After a phone call from Europe and a Skype meeting later it turns out I will not be going to Europe to race at European/U26 Championships in Bulgaria like I had hoped.  It was, and still is, a huge disappointment… but I’m trying to turn my focus to the future and what races I do get to do instead.

After much groveling and shameful pleading I will be going home to race the Birkie!  As a Hayward kid who was never old enough to do the whole thing I’m getting pretty excited and looking forward to skiing with a bunch of familiar faces.  Birkie fever anyone?



I’m currently tucked away in a car on my way to Idaho.  For guess what?  A nordic race.  Confused?  You and me both.

Photo on 2013-01-31 at 16.50 #2

What happened exactly?  It’s a question I’ve been asked a lot recently, and one I hope to answer for all of you now.

After trials back in December I was left with the devastating decision of “What am I going to do now!?”  Biathlon has an unforgiving race season of two strikes and you’re out.  Out of Europe… and into…what?

With my team, coaching staff, and seemingly, the entire race circuit over in Europe I was emotionally overwhelmed with nothing to fall back on.

After spending much of last winter sick and on a steady stream of medication it has been frustrating to be faced with what seems to be such a dead end of a race season knowing I’m physically capable of so much more.  Hungry to be better.  *Enter – further banging my head against a wall. 
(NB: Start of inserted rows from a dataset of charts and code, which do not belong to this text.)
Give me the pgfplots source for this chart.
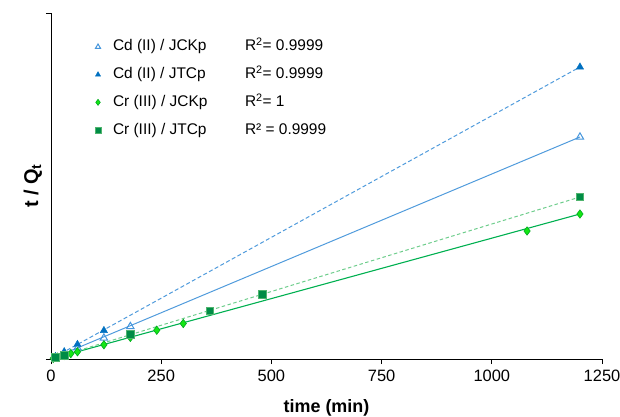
\documentclass[border=0pt]{standalone}
\usepackage{pgfplots}
\pgfplotsset{compat=1.18}
\usepackage{fontspec}
\setmainfont{Liberation Sans}
\definecolor{cdfill}{RGB}{0,112,192}
\definecolor{cdline}{RGB}{80,155,220}
\definecolor{cdopen}{RGB}{70,150,220}
\definecolor{crdia}{RGB}{20,230,20}
\definecolor{crdiaedge}{RGB}{0,170,30}
\definecolor{crsq}{RGB}{0,140,70}
\definecolor{crsqedge}{RGB}{80,180,110}
\definecolor{crline}{RGB}{0,176,80}
\definecolor{crdash}{RGB}{110,205,140}
\begin{document}
\begin{tikzpicture}
\path[use as bounding box] (-51bp,-58bp) rectangle (569bp,359bp);
\begin{axis}[
  scale only axis, width=551bp, height=346bp,
  xmin=0, xmax=1250, ymin=0, ymax=346,
  axis lines*=left,
  axis line style={black, line width=1bp},
  xtick={0,250,500,750,1000,1250}, ytick={0,346}, yticklabels={},
  tick align=outside, major tick length=5bp,
  tick style={black, line width=0.8bp},
  /pgf/number format/assume math mode=true,
  /pgf/number format/1000 sep={},
  ticklabel style={font=\fontsize{16.5}{19}\selectfont},
  xticklabel style={yshift=-3bp},
  xlabel={\textbf{time (min)}},
  ylabel={\textbf{t / Q\textsubscript{t}}},
  label style={font=\fontsize{18}{21}\selectfont},
  xlabel style={at={(axis description cs:0.5,-0.1416)}, anchor=center},
  ylabel style={at={(axis description cs:-0.033,0.5)}, anchor=center, font=\fontsize{20}{23}\selectfont},
  legend cell align=left,
  legend style={draw=none, fill=none, at={(axis description cs:0.0799,0.925)},
    anchor=north west, inner sep=0pt, outer sep=0pt,
    font=\fontsize{15.5}{18}\selectfont,
    nodes={inner sep=0pt, text height=12bp, text depth=4bp},
    row sep=11.7bp, column sep=12bp},
  legend image code/.code={\draw[mark size=3bp] plot coordinates {(0bp,0bp)};},
]
% trend lines
\addplot[cdline, line width=1bp, forget plot] coordinates {(10,1.85)(1200,222)};
\addplot[cdline, line width=1bp, dash pattern=on 4bp off 2.5bp, forget plot] coordinates {(10,2.4)(1200,292)};
\addplot[crline, line width=1.1bp, forget plot] coordinates {(5,0.6)(1200,145)};
\addplot[crdash, line width=1bp, dash pattern=on 3.5bp off 2.5bp, forget plot] coordinates {(10,1.35)(1200,162)};
% data
\addplot[only marks, mark=triangle, mark size=4.2bp, cdopen, mark options={line width=1bp}]
  coordinates {(10,1.9)(30,5.6)(60,11.1)(120,21)(180,32.5)(1200,222)};
\addlegendentry{\makebox[132bp][l]{Cd (II) / JCKp}R\textsuperscript{2}= 0.9999}
\addplot[only marks, mark=triangle*, mark size=4.2bp, draw=cdfill, fill=cdfill]
  coordinates {(10,2.5)(30,7.3)(60,14.6)(120,28.5)(1200,292)};
\addlegendentry{\makebox[132bp][l]{Cd (II) / JTCp}R\textsuperscript{2}= 0.9999}
\addplot[only marks, mark=diamond*, mark size=4.2bp, draw=crdiaedge, fill=crdia, mark options={line width=0.6bp}]
  coordinates {(5,0.6)(15,1.8)(30,3.6)(45,5.4)(60,7.2)(120,14.2)(180,21.6)(240,28.8)(300,35.5)(1080,128)(1200,145)};
\addlegendentry{\makebox[132bp][l]{Cr (III) / JCKp}R\textsuperscript{2}= 1}
\addplot[only marks, mark=square*, mark size=3.8bp, draw=crsqedge, fill=crsq, mark options={line width=0.6bp}]
  coordinates {(10,1.4)(30,3.5)(180,24.5)(360,48)(480,64.5)(1200,162)};
\addlegendentry{\makebox[132bp][l]{Cr (III) / JTCp}R² = 0.9999}
\end{axis}
\end{tikzpicture}
\end{document}
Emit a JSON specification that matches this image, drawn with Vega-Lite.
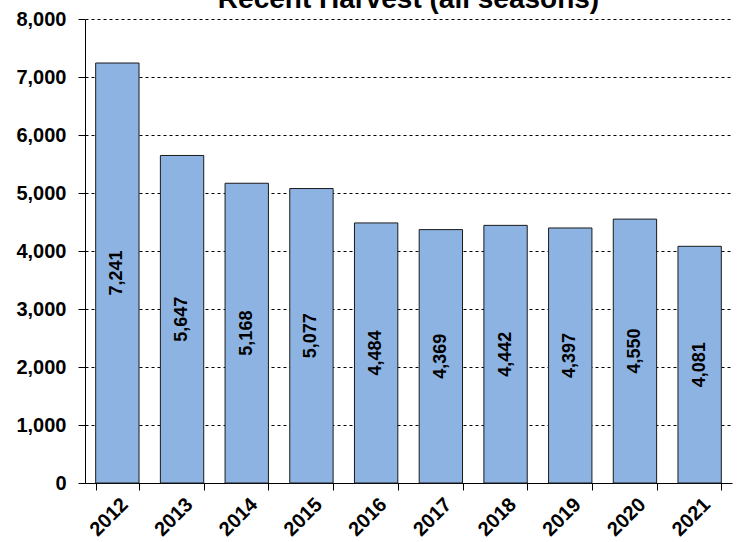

As January approached it was suggested I head to Northern Maine to finish the race season out under the watchful eye of Maine Winter Sports Center.  (Yes I’m 22 and need constant supervision) Instead of feeling like an opportunity I felt like an elderly women being pushed out on an ice-flow to die in solitude. Burnout was on the horizon, and more than that, something I was not ready for.  Not yet.

I’ve been called uncommitted.  Disobedient.  Unfocused.  I prefer professionally rouge. Or perhaps charmingly unconventional.  This isn’t me quitting.  This is me fighting.  Fighting for my place in this sport, for the longevity of my athletic career, and for my own wellbeing.


Instead of going East. I packed up my belongings and headed West… and then further West.  I’ve found a little nitch in Bozeman.  A happy place, in an awesome home, surrounded by some of the most incredible people, and it feels good.

I’ve got some of the best mountains as a playground. I’ve got snow and blue bird “Big Sky Country” days.   And yes, I even have my rifle… and 4000 rounds of ammunition…


I’d be lying if I told you I know what I’m doing or what the future holds, and I’m steadily growing ok with that.  For now the sun is setting on Idaho and I’m well on my way to couch surfing through the Boulder Mountain Tour this weekend (Thanks Kev)!   On Saturday I’ll be doing my first nordic race in over two years and on Sunday I’ll find out if I get to go to Bulgaria, for European Championships, at the end of the month.  Big things ahead?  I sure think so.


Until then I’ll be accepting deposits of crossed fingers and good vibes.